Visibility is either by selection or direct. A declaration is visible by selection at places that are defined as follows:

...
f) For a declaration given in a package declaration, other than in a package declaration that defines an uninstantiated package: at the place of the suffix in a selected name whose prefix denotes the package.
...

8.3 Selected names

A selected name is used to denote a named entity whose declaration appears either within the declaration of another named entity or within a design library.

selected_name ::= prefix . suffix
suffix ::=
      simple_name
    | character_literal
    | operator_symbol
    | all

A selected name can denote an element of a record, an object designated by an access value, or a named entity whose declaration is contained within another named entity, particularly within a library, a package, or a protected type.
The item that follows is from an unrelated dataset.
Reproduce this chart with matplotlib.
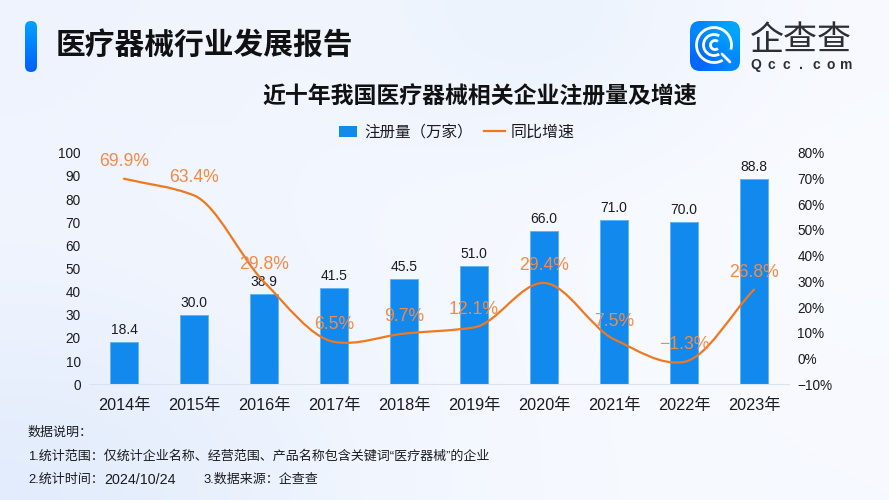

Furthermore, a selected name can denote all named entities whose declarations are contained within a library or a package.

If we peruse 8. Names, 8.1 General we find that a prefix can be a name, including a selected name.

A code example:

library ieee;
use ieee.std_logic_1164.all;

package pkg1 is
    constant  MAIN_GIT_HASH:    std_logic_vector := x"ffffffff";
end pkg1;

library ieee;
use ieee.std_logic_1164.all;

package pkg2 is
    constant  MAIN_GIT_HASH:    std_logic_vector := x"00000000";
end pkg2;

library ieee;
use ieee.std_logic_1164.all;

use work.pkg1.all;
use work.pkg2.all;

entity foo is
end entity;

architecture fum of foo is
    function to_string (inp: std_logic_vector) return string is -- before -2008
        variable image_str: string (1 to inp'length);
        alias input_str:  std_logic_vector (1 to inp'length) is inp;
    begin
        for i in input_str'range loop
            image_str(i) := character'VALUE(std_ulogic'IMAGE(input_str(i)));
        end loop;
        return image_str;
    end function;
begin
    process
    begin
        report LF & HT & " MAIN_GIT_HASH = " & to_string(work.MAIN_GIT_HASH);
        report LF & HT & "pkg1 MAIN_GIT_HASH = " 
              & to_string(work.pkg1.MAIN_GIT_HASH);
        report LF & HT & "pkg2 MAIN_GIT_HASH = " 
              & to_string(work.pkg2.MAIN_GIT_HASH);
        wait;
    end process;
end architecture;

where

ghdl:error: compilation error
%: ghdl -a multiple_packages.vhdl
multiple_packages.vhdl:37:63:error: unit "main_git_hash" not found in library "work"
        report LF & HT & " MAIN_GIT_HASH = " & to_string(work.MAIN_GIT_HASH);
                                                              ^
ghdl:error: compilation error
%:

ghdl isn't very descriptive (doesn't track visibility in it's name look up to tell us why it isn't visible) while Modelsim may be more expressive, something along the lines of:

Error (10621): VHDL Use Clause error at multiple_packages.vhdl(37): more than one Use Clause imports a declaration of simple name "MAIN_GIT_HASH"

This error shows up a lot where users provide use clauses for both IEEE package numeric_std and Synopsys package std_logic_arith.

Commenting out line 37 we can demonstrate the use of selected names where direct visibility is not available:

ghdl:error: compilation error
%: ghdl -a multiple_packages.vhdl
%: ghdl -e foo
%: ghdl -r foo
multiple_packages.vhdl:38:9:@0ms:(report note):
    pkg1 MAIN_GIT_HASH = 11111111111111111111111111111111
multiple_packages.vhdl:40:9:@0ms:(report note):
    pkg2 MAIN_GIT_HASH = 00000000000000000000000000000000
%:

Note with a use work.all; making the package names visible the selected name prefixes could be simple_names instead of themselves being selected names.